─── DATA EXTRACT ───
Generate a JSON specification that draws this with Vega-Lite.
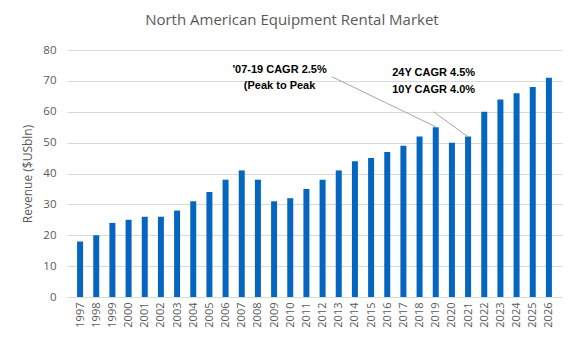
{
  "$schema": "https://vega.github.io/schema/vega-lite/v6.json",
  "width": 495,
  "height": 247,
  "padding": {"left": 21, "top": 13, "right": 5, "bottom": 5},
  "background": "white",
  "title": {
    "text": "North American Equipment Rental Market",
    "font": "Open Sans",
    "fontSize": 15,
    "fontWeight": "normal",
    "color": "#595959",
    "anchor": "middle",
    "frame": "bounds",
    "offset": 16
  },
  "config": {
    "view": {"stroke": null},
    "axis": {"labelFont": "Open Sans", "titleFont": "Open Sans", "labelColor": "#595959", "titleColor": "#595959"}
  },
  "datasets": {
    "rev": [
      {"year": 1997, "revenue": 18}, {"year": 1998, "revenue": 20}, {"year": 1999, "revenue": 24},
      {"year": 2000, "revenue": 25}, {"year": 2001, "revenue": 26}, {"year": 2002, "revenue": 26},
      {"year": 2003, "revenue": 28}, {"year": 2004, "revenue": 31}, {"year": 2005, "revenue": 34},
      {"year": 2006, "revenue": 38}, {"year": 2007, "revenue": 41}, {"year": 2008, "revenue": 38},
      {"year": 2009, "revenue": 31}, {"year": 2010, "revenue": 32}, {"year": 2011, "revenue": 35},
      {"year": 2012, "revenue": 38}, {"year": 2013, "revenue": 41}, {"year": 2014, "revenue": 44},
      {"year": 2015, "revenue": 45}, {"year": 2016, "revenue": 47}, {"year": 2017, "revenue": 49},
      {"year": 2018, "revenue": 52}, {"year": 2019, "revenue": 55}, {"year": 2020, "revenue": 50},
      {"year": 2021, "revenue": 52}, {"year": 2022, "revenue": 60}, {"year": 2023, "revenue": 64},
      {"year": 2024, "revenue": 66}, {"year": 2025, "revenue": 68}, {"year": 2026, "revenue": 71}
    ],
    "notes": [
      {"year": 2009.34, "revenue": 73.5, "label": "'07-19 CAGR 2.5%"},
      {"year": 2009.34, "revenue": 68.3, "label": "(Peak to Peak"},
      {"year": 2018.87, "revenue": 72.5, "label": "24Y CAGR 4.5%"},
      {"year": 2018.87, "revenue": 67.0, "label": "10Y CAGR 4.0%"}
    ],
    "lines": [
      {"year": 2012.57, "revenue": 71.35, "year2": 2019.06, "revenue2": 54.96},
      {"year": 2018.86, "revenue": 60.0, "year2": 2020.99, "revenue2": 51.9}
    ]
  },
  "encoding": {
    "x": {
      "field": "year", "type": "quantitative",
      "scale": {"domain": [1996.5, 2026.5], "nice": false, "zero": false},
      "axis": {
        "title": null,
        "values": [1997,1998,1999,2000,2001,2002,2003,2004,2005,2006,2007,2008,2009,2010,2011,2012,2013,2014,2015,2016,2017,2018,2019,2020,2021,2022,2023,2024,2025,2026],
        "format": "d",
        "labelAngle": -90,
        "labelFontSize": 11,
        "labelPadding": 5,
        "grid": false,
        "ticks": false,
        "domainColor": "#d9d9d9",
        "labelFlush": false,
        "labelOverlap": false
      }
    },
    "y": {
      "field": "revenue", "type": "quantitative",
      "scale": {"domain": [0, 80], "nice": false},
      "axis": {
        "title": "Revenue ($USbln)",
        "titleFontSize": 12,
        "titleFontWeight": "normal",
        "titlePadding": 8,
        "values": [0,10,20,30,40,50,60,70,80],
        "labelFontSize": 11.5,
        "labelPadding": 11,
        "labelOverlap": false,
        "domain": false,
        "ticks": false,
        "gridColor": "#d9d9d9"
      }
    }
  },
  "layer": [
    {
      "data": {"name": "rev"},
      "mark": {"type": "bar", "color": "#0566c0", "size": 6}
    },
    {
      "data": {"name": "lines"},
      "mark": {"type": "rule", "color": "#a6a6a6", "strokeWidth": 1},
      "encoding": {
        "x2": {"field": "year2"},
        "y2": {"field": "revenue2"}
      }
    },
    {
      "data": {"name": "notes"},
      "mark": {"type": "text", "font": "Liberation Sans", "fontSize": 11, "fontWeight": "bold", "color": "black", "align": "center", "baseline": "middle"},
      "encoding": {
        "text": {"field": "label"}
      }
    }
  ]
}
───
─── DATA EXTRACT ───
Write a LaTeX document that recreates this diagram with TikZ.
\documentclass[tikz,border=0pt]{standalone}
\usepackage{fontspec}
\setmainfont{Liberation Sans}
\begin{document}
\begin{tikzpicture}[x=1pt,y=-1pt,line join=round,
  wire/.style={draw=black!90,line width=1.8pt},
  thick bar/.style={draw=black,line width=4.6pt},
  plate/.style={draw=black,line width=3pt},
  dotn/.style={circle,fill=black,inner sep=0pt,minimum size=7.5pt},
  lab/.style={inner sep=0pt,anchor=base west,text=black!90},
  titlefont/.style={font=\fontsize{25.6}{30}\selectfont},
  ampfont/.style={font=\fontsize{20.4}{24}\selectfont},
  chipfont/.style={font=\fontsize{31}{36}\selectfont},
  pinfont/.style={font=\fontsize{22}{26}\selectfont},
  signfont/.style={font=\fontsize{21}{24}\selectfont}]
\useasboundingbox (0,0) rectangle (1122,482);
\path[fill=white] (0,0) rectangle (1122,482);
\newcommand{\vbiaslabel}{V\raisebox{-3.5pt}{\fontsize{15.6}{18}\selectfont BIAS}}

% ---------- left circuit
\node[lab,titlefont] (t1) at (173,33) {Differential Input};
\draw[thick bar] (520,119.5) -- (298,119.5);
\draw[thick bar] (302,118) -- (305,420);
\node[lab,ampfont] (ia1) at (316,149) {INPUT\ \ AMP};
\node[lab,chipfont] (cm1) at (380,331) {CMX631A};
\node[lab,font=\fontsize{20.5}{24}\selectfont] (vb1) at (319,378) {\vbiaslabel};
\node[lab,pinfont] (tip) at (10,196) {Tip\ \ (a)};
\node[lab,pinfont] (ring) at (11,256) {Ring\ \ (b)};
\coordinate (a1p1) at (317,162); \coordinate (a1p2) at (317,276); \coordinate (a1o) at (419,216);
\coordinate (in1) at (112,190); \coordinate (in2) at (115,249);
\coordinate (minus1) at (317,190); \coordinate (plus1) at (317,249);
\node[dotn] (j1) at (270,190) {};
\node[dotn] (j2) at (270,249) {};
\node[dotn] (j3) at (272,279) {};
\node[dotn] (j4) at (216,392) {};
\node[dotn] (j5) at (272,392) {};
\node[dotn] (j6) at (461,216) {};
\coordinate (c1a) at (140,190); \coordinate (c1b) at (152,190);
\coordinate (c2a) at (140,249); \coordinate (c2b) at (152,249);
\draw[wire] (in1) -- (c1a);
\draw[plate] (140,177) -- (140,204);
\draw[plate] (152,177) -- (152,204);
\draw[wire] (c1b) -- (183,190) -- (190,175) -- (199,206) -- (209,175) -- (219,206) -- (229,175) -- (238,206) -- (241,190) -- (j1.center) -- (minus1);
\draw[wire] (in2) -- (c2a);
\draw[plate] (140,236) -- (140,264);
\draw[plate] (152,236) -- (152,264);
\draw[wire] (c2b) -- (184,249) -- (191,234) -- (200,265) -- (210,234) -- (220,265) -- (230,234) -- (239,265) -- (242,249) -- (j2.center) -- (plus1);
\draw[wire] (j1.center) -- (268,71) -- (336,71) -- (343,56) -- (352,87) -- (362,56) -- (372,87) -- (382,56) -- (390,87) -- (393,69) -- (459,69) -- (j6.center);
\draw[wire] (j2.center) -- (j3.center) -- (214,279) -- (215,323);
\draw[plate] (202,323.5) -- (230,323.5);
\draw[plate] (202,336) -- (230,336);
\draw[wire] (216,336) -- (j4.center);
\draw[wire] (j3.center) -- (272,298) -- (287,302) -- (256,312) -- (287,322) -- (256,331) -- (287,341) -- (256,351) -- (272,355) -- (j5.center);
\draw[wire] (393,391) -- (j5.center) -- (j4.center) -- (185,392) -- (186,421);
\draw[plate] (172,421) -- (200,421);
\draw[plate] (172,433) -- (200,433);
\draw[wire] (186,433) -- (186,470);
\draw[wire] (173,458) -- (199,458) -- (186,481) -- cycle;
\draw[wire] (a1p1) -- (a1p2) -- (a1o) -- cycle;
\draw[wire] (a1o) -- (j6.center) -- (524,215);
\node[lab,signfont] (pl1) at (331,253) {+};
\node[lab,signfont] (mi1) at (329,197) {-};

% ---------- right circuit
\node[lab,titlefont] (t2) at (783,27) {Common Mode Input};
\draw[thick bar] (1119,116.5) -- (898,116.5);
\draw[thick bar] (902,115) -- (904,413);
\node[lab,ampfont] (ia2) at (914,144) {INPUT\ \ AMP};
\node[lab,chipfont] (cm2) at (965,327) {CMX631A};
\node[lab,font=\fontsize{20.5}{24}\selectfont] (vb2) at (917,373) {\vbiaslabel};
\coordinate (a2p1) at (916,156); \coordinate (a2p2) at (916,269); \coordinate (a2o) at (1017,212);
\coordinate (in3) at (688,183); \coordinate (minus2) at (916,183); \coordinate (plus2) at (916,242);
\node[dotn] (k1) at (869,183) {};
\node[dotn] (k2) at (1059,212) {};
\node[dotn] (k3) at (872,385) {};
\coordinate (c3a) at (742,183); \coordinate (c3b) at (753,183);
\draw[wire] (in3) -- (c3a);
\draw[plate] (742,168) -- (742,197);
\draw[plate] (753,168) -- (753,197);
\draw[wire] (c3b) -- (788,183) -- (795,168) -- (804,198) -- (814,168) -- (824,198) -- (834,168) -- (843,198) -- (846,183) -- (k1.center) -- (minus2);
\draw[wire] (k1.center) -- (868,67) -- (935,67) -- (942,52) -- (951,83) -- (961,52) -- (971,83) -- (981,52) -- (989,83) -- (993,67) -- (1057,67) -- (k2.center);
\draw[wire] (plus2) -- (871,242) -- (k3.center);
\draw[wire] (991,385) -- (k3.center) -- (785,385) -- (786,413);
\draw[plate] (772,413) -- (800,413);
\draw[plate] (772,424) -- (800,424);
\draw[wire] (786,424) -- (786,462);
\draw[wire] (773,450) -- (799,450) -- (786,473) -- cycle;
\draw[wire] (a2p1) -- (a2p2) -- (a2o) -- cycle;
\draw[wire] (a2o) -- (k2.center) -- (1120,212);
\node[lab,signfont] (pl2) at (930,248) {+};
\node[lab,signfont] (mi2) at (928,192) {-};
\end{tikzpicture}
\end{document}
───
─── DATA EXTRACT ───
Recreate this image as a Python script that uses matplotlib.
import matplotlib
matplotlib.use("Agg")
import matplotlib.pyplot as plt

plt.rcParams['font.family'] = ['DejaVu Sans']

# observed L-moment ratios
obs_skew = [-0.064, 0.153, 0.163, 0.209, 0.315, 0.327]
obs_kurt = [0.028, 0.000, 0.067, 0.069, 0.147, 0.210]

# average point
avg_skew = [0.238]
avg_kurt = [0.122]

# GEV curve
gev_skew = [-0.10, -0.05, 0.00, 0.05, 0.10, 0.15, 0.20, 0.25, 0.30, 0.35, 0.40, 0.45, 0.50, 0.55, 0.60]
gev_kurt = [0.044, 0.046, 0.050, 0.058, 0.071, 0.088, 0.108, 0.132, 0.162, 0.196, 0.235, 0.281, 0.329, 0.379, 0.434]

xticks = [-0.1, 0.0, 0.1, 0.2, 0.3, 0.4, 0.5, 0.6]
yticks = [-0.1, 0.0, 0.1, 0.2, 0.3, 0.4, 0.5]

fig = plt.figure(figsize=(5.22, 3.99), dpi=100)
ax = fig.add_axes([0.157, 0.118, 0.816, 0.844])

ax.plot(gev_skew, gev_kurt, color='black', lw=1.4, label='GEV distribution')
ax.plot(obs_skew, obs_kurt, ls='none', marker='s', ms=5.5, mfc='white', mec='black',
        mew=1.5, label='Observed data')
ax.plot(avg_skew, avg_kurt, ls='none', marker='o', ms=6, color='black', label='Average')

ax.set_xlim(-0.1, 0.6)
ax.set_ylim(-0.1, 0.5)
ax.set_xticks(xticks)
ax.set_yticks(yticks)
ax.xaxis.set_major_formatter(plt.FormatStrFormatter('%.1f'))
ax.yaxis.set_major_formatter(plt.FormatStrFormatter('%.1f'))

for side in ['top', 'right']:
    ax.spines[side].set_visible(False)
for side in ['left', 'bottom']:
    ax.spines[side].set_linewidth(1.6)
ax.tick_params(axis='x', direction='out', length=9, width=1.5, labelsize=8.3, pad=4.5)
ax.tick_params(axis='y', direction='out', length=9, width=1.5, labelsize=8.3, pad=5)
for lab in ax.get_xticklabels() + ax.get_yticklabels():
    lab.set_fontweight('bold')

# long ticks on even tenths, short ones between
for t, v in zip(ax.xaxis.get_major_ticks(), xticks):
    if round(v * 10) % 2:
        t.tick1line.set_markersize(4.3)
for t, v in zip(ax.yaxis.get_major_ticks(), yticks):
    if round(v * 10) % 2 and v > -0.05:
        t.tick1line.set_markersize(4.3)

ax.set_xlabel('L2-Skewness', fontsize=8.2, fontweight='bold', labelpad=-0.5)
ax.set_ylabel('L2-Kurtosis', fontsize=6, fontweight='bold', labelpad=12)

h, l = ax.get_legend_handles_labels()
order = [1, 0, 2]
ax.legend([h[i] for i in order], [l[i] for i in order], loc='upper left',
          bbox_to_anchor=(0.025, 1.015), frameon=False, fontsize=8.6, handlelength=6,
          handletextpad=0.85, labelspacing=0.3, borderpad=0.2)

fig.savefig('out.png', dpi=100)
───
**SHORT TASK:** Select the lines that carry the string "this" and copy them.

**EXPECTED OUTPUT:**
Generate a JSON specification that draws this with Vega-Lite.
Write a LaTeX document that recreates this diagram with TikZ.
Recreate this image as a Python script that uses matplotlib.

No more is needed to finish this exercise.